A second breakthrough—or rather, a series of them—occurred in 2018. That year, he was commissioned to illustrate for the investigative podcast Serial. His paintings were included in The Great Lakes Project, an exhibition in CIA’s Reinberger Gallery that was part of the inaugural event by FRONT International. Finally, he won a Cleveland Arts Prize, joining a cohort of legendary artists and cultural leaders.
“To think that my name is attached to some of those great people. I mean, Toni Morrison won a Cleveland Arts Prize, right?” Steward said. “That’s huge for me.”
Steward’s work in watercolor in part reflects his desire to resist expected paths. Oil has perhaps the most esteemed history of any painting medium in Western art. He feels the weight of that and wants his art to stand apart.
“I’m a minimalist at heart,” he said. “Anything I feel as dead weight on the essential things, I’m always up to getting rid of it.”

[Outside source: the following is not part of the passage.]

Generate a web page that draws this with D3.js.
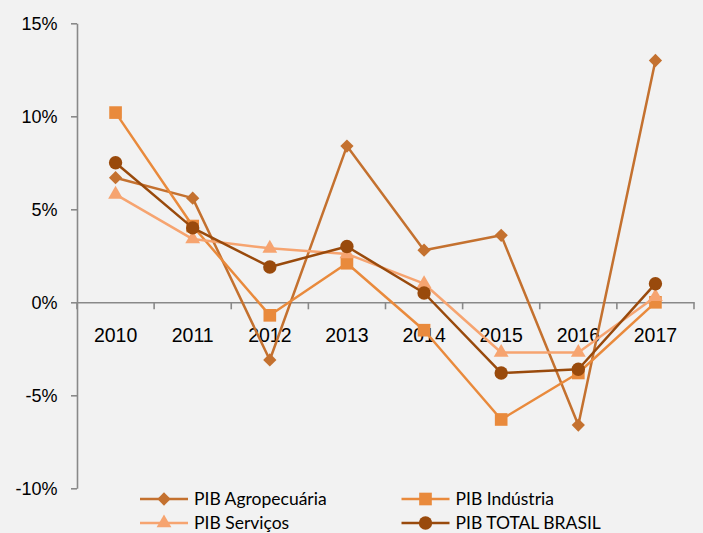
<!DOCTYPE html>
<html><head><meta charset="utf-8">
<script src="https://cdn.jsdelivr.net/npm/d3@7"></script>
<style>
html,body{margin:0;padding:0;background:#F2F2F2;}
svg{display:block;font-family:Lato,"Open Sans",sans-serif;}
</style></head>
<body>
<svg id="chart" width="703" height="533"></svg>
<script>
const years = ["2010","2011","2012","2013","2014","2015","2016","2017"];
const agro = [6.7, 5.6, -3.1, 8.4, 2.8, 3.6, -6.6, 13.0];
const industria = [10.2, 4.1, -0.7, 2.1, -1.5, -6.3, -3.8, 0.0];
const servicos = [5.8, 3.4, 2.9, 2.6, 1.0, -2.7, -2.7, 0.3];
const total = [7.5, 4.0, 1.9, 3.0, 0.5, -3.8, -3.6, 1.0];
const yTicks = [-10, -5, 0, 5, 10, 15];
const seriesNames = ["PIB Agropecuária", "PIB Indústria", "PIB Serviços", "PIB TOTAL BRASIL"];

const series = [
  {name: seriesNames[0], values: agro, color: "#C4712F", symbol: d3.symbolSquare, size: 88, rot: 45},
  {name: seriesNames[1], values: industria, color: "#E98A3C", symbol: d3.symbolSquare, size: 160, rot: 0},
  {name: seriesNames[2], values: servicos, color: "#F6A470", symbol: d3.symbolTriangle, size: 95, rot: 0},
  {name: seriesNames[3], values: total, color: "#994A0C", symbol: d3.symbolCircle, size: 140, rot: 0}
];

const svg = d3.select("#chart");
const x = d3.scaleBand().domain(years).range([77, 694]);
const y = d3.scaleLinear().domain([-10, 15]).range([488.3, 23.3]);
const axisColor = "#898989";

// Y axis
const yAxis = d3.axisLeft(y).tickValues(yTicks).tickSize(6).tickSizeOuter(0)
  .tickFormat(d => d + "%");
const gy = svg.append("g").attr("transform", "translate(77,0)").call(yAxis);
gy.select(".domain").attr("stroke", axisColor).attr("stroke-width", 1.6);
gy.selectAll(".tick line").attr("stroke", axisColor).attr("stroke-width", 1.6);
gy.selectAll(".tick text").attr("fill", "#000").style("font-size", "18px")
  .attr("x", -19.5).attr("dy", "0.36em");

// X axis at 0
const xAxis = d3.axisBottom(x).tickSize(0).tickSizeOuter(0);
const gx = svg.append("g").attr("transform", `translate(0,${y(0)})`).call(xAxis);
gx.select(".domain").attr("stroke", axisColor).attr("stroke-width", 1.6);
gx.selectAll(".tick text").attr("fill", "#000").style("font-size", "19.5px")
  .attr("y", 39.4).attr("dy", 0);
// tick marks at band boundaries
const edges = years.map(d => x(d)).concat([x(years[years.length-1]) + x.bandwidth()]);
gx.selectAll(".edge").data(edges).enter().append("line")
  .attr("x1", d => d).attr("x2", d => d).attr("y1", 0).attr("y2", 7)
  .attr("stroke", axisColor).attr("stroke-width", 1.6);

const cx = d => x(d) + x.bandwidth() / 2;
const line = d3.line().x((v, i) => cx(years[i])).y(v => y(v));

series.forEach(s => {
  const g = svg.append("g");
  g.append("path").datum(s.values).attr("d", line)
    .attr("fill", "none").attr("stroke", s.color).attr("stroke-width", 2.5)
    .attr("stroke-linejoin", "round");
  g.selectAll("path.m").data(s.values).enter().append("path").attr("class", "m")
    .attr("d", d3.symbol().type(s.symbol).size(s.size))
    .attr("transform", (v, i) => `translate(${cx(years[i])},${y(v)}) rotate(${s.rot})`)
    .attr("fill", s.color);
});

// Legend
const legendPos = [
  {lx: 140, ly: 499},
  {lx: 401.5, ly: 499},
  {lx: 140, ly: 523},
  {lx: 401.5, ly: 523}
];
series.forEach((s, i) => {
  const p = legendPos[i];
  const g = svg.append("g").attr("transform", `translate(${p.lx},${p.ly})`);
  g.append("line").attr("x1", 0).attr("x2", 48).attr("y1", 0).attr("y2", 0)
    .attr("stroke", s.color).attr("stroke-width", 2.5);
  g.append("path").attr("d", d3.symbol().type(s.symbol).size(s.size)())
    .attr("transform", `translate(24,0) rotate(${s.rot})`).attr("fill", s.color);
  g.append("text").attr("x", 54).attr("y", 6.3).text(s.name)
    .style("font-size", "17.5px").attr("fill", "#000");
});
</script>
</body></html>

He paints on stiff, Japanese-style paper propped up nearly vertically on an easel. Steward exercises careful control over his paint to counteract gravity. But he cannot allow his focus on individual brushstrokes to detract from his view of the whole canvas. Composition is key; white space cannot take up too much of the surface, but neither can his figures be too in-your-face.
Steward's art also offers social commentary. Swingsets symbolize the incredible effort society exerts just to stay in the same place. His “Baggage Claim” series depicts himself or a family member alone, surrounded by luggage, looking around as though they don’t know where they are going and burdened by the history they carry. His “Breaker of Chains” mural was inspired by the legal limbo immigrant children occupy while political policy is debated. The painting depicts people of different races and dress styles separated by chain-link fences, which gradually fade and allow them to mingle.
Since graduating from CIA in 2008, Steward has mentored a number of students, offering pointers on strengthening their creative processes and discussing the value of graduate school. His repeated advice is to cultivate authenticity, to develop work that draws audiences into the artist’s own perspective and preoccupations.
“The thing is to find something you like and to find a way to craft that, and find a way to make it relevant to other people,” he said. “The trick is to sell people on what you like.”